MIAMI (CBS4) –As investigators continue to piece together the mystery surrounding a pesticide truck parked along the side of I-95 in West Palm Beach that sent a father and son to the hospital, a senior law enforcement source has told CBS4 News the body found in a bag inside the back of the truck is believed to be the driver’s 10-year-old adopted daughter.
The girl was the twin sister of Victor Vocter, the 10-year-old boy rescued from the truck, according to the source. Now, the children’s father is chaged with aggravated child abuse, accused of injuring the surviving child inside the truck. “We can’t really specify,” explained police spokesman Chase Scott. “But an instance that occurred here on the side of I-95 with his 10 year old son, that’s where the aggravated child abuse charge stems from.”
We do know the child suffered severe burns. “He did suffer some burns from the chemicals that were on his clothes and his body as well as some internal issues,” said Scott, “some severe internal reaction to breathing in the fumes of the chemicals.”
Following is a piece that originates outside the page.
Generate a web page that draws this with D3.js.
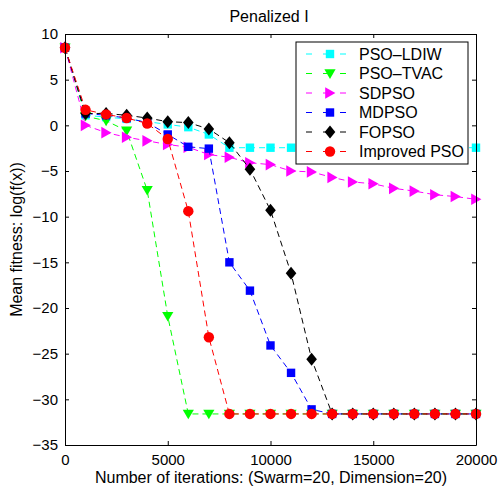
<!DOCTYPE html>
<html>
<head>
<meta charset="utf-8">
<script src="https://cdn.jsdelivr.net/npm/d3@7"></script>
<style>
  body { margin: 0; background: #fff; }
  text { font-family: "Liberation Sans", Arial, sans-serif; }
</style>
</head>
<body>
<div id="chart"></div>
<script>
// iterations sampled every 1000
var iterations = d3.range(0, 20001, 1000);

var psoLdiw = [8.5, 1.1, 0.9, 0.7, 0.4, 0.1, -0.2, -1.0, -2.45, -2.45, -2.45, -2.45, -2.45, -2.45, -2.45, -2.45, -2.45, -2.45, -2.45, -2.45, -2.45];
var psoTvac = [8.5, 1.0, 0.5, -0.6, -7.1, -20.9, -31.6, -31.6, -31.6, -31.6, -31.6, -31.6, -31.6, -31.6, -31.6, -31.6, -31.6, -31.6, -31.6, -31.6, -31.6];
var sdpso = [8.5, 0.0, -0.8, -1.3, -1.7, -2.1, -2.4, -3.2, -3.5, -4.1, -4.3, -5.0, -5.1, -5.7, -6.2, -6.4, -6.9, -7.2, -7.6, -7.8, -8.1];
var mdpso = [8.5, 1.3, 1.1, 0.8, 0.3, -1.0, -2.35, -2.55, -15.0, -18.1, -24.1, -27.1, -31.1, -31.6, -31.6, -31.6, -31.6, -31.6, -31.6, -31.6, -31.6];
var fopso = [8.5, 1.3, 1.3, 1.1, 0.8, 0.4, 0.3, -0.4, -1.9, -4.8, -9.3, -16.2, -25.6, -31.6, -31.6, -31.6, -31.6, -31.6, -31.6, -31.6, -31.6];
var improvedPso = [8.5, 1.7, 1.2, 0.8, 0.2, -1.5, -9.4, -23.2, -31.6, -31.6, -31.6, -31.6, -31.6, -31.6, -31.6, -31.6, -31.6, -31.6, -31.6, -31.6, -31.6];

var seriesNames = ["PSO\u2013LDIW", "PSO\u2013TVAC", "SDPSO", "MDPSO", "FOPSO", "Improved PSO"];
var seriesColors = ["#00ffff", "#00ff00", "#ff00ff", "#0000ff", "#000000", "#ff0000"];
var seriesMarkers = ["square", "triDown", "triRight", "square", "diamond", "circle"];
var seriesValues = [psoLdiw, psoTvac, sdpso, mdpso, fopso, improvedPso];

var xTicks = [0, 5000, 10000, 15000, 20000];
var yTicks = [10, 5, 0, -5, -10, -15, -20, -25, -30, -35];

var width = 498, height = 489;
var margin = { left: 65, right: 22, top: 34, bottom: 44 };

var svg = d3.select("#chart").append("svg")
  .attr("width", width)
  .attr("height", height);

var x = d3.scaleLinear().domain([0, 20000]).range([margin.left, width - margin.right]);
var y = d3.scaleLinear().domain([-35, 10]).range([height - margin.bottom, margin.top]);

// marker shapes
function marker(sel, type, color) {
  if (type === "square") {
    sel.append("rect").attr("x", -4.2).attr("y", -4.2).attr("width", 8.4).attr("height", 8.4)
      .attr("fill", color);
  } else if (type === "circle") {
    sel.append("circle").attr("r", 5.2).attr("fill", color);
  } else if (type === "diamond") {
    sel.append("path").attr("d", "M0,-6.5L5.3,0L0,6.5L-5.3,0Z").attr("fill", color);
  } else if (type === "triDown") {
    sel.append("path").attr("d", "M-5.6,-4.3L5.6,-4.3L0,5.4Z").attr("fill", color);
  } else if (type === "triRight") {
    sel.append("path").attr("d", "M-4.8,-5.8L5.4,0L-4.8,5.8Z").attr("fill", color);
  }
}

var plot = svg.append("g");

var line = d3.line()
  .x(function (d, i) { return x(iterations[i]); })
  .y(function (d) { return y(d); });

seriesValues.forEach(function (vals, k) {
  plot.append("path")
    .datum(vals)
    .attr("d", line)
    .attr("fill", "none")
    .attr("stroke", seriesColors[k])
    .attr("stroke-width", 1)
    .style("stroke-dasharray", "6, 4");

  plot.selectAll(".m" + k)
    .data(vals)
    .enter()
    .append("g")
    .attr("class", "m" + k)
    .attr("transform", function (d, i) {
      return "translate(" + x(iterations[i]) + "," + y(d) + ")";
    })
    .each(function () { marker(d3.select(this), seriesMarkers[k], seriesColors[k]); });
});

// axes with inward ticks, box on all four sides
svg.append("g")
  .attr("transform", "translate(0," + y(-35) + ")")
  .call(d3.axisBottom(x).tickValues(xTicks).tickSizeInner(-4).tickSizeOuter(0).tickPadding(9)
    .tickFormat(d3.format("d")));
svg.append("g")
  .attr("transform", "translate(0," + y(10) + ")")
  .call(d3.axisTop(x).tickValues(xTicks).tickSizeInner(-4).tickSizeOuter(0).tickFormat(""));
svg.append("g")
  .attr("transform", "translate(" + x(0) + ",0)")
  .call(d3.axisLeft(y).tickValues(yTicks).tickSizeInner(-4).tickSizeOuter(0).tickPadding(7)
    .tickFormat(function (d) { return d < 0 ? "\u2212" + Math.abs(d) : d; }));
svg.append("g")
  .attr("transform", "translate(" + x(20000) + ",0)")
  .call(d3.axisRight(y).tickValues(yTicks).tickSizeInner(-4).tickSizeOuter(0).tickFormat(""));

svg.selectAll(".domain").attr("stroke", "#000").attr("stroke-width", 1);
svg.selectAll(".tick line").attr("stroke", "#000");
svg.selectAll(".tick text").attr("font-size", 15).attr("fill", "#000")
  .style("font-family", "'Liberation Sans', Arial, sans-serif");

// title and labels
svg.append("text")
  .attr("x", 269).attr("y", 22)
  .attr("text-anchor", "middle")
  .attr("font-size", 16)
  .text("Penalized I");

svg.append("text")
  .attr("x", 271).attr("y", 483)
  .attr("text-anchor", "middle")
  .attr("font-size", 16)
  .text("Number of iterations: (Swarm=20, Dimension=20)");

svg.append("text")
  .attr("transform", "translate(22," + y(-12.5) + ") rotate(-90)")
  .attr("text-anchor", "middle")
  .attr("font-size", 16)
  .text("Mean fitness: log(f(x))");

// legend
var legend = svg.append("g").attr("transform", "translate(296,42)");
legend.append("rect")
  .attr("width", 172).attr("height", 122)
  .attr("fill", "#fff").attr("stroke", "#000").attr("stroke-width", 1);

seriesNames.forEach(function (name, k) {
  var row = legend.append("g").attr("transform", "translate(0," + (12 + k * 19.5) + ")");
  row.append("line")
    .attr("x1", 10).attr("x2", 57).attr("y1", 0).attr("y2", 0)
    .attr("stroke", seriesColors[k]).attr("stroke-width", 1)
    .style("stroke-dasharray", "6, 11");
  var m = row.append("g").attr("transform", "translate(34,0)");
  marker(m, seriesMarkers[k], seriesColors[k]);
  row.append("text")
    .attr("x", 63).attr("y", 5.5)
    .attr("font-size", 16)
    .text(name);
});
</script>
</body>
</html>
The body remained on the scene until 8:30 in the evening. The strength of the chemicals made it hard to move the body. In fact, just to get it into the medical examiner’s vehicle was difficult. “I believe they tried to do a partial decontamination,” Scott explained. “Then the bag was placed into another bag, which was placed into another bag, then on the gurney and then placed into the vehicle for transport.”
One day after the disturbing discovery, it is still a very active scene near the Palm Beach Lakes Boulevard exit on I-95, except now several large tents cover the small red pickup truck where the body was found.
Chase Scott said while he could not say the body on the truck was not the twin girl, someone saying so now “would have to have x-ray vision”, because the body is still wrapped in plastic, surrounded by hazardous material, and has yet to be unwrapped as experts work to decontaminate the scene.
The discovery was made Monday when a Road Ranger stopped to assist the driver of what he thought was a broken down truck which had the words “C. J.’s Pest Control Miami” on its side.
When the ranger approached the truck he found the driver, Jorge Barahona, 53, of Southwest Miami-Dade, and his 10-year-old adopted son, Victor Vocter, conscious but having breathing difficulties.
Barahona was taken to Columbia Medical Center with a unspecified medical condition caused by the chemicals and the son was taken to St. Mary’s Medical Center. Both are said to be in fair but stable condition.
It was when firefighters on the scene also started feeling sick that a hazardous materials crew was called in to take over the investigation. In the back of the truck they found a leak in a container which contained acid. It’s believed that fumes from this chemical were what sickened Barahona, the boy and four firefighters. According to police, the chemical is not the type typically used in pest control but it is used to clean metal.
It was while the Haz-Mat team were looking through the truck that they spotted something unusual.
“The Department of Environmental Protection went into the rear of the vehicle, moving aside some chemicals,” said Chase Scott, spokesperson for the West Palm Beach Police department, speaking to reporters late Monday night. “(They) located a body in a bag in the rear of the vehicle.”
With the discovery of the acid and the body, Miami-Dade Police and Fire Rescue Haz-Mat were sent to Barahona’s home in the 11000 block of Southwest 47 Terrace in Southwest Miami-Dade to search for more potentially dangerous chemicals and possible clues as to why Barahona had a body in his truck.
Neighbors said Barahona regularly parked his truck in front of his home and kept a steel container full of pesticides on his property. Jim Sheppard said he never noticed a problem.
“He was always very cautious when he did his stuff,” said Sheppard. “He sprayed my house, and when he came in and sprayed my house he’d always put on a big respirator and ask me to step out. He’s always really cautious and careful about the chemicals.”
Late Monday, the FBI joined the investigation, though no reason was given for the federal interest.
According to state records, Barahona operated his business out of his home. Last week, he filed with the Florida Secretary of State to use the name C.J.’s Pest Control for his business. The Florida Secretary of State’s office said Barahona had operated a business as C.J.’s Pest Exterminator, Inc., since March of 1998. That corporation was dissolved by the state last September, when he failed to file the proper state documents.
Barahona’s wife, Carmen, was holed up inside her parents Southwest Miami-Dade home with two of the couple’s four children, according to CBS4′s Gary Nelson. But the two children were removed from the home by child welfare officials.
The couple has four adopted children, ages 7 through 11, according to the Department of Children and Families. Those children are under DCF protective supervision at the grandparents home, according to DCF’s Mark Riordan.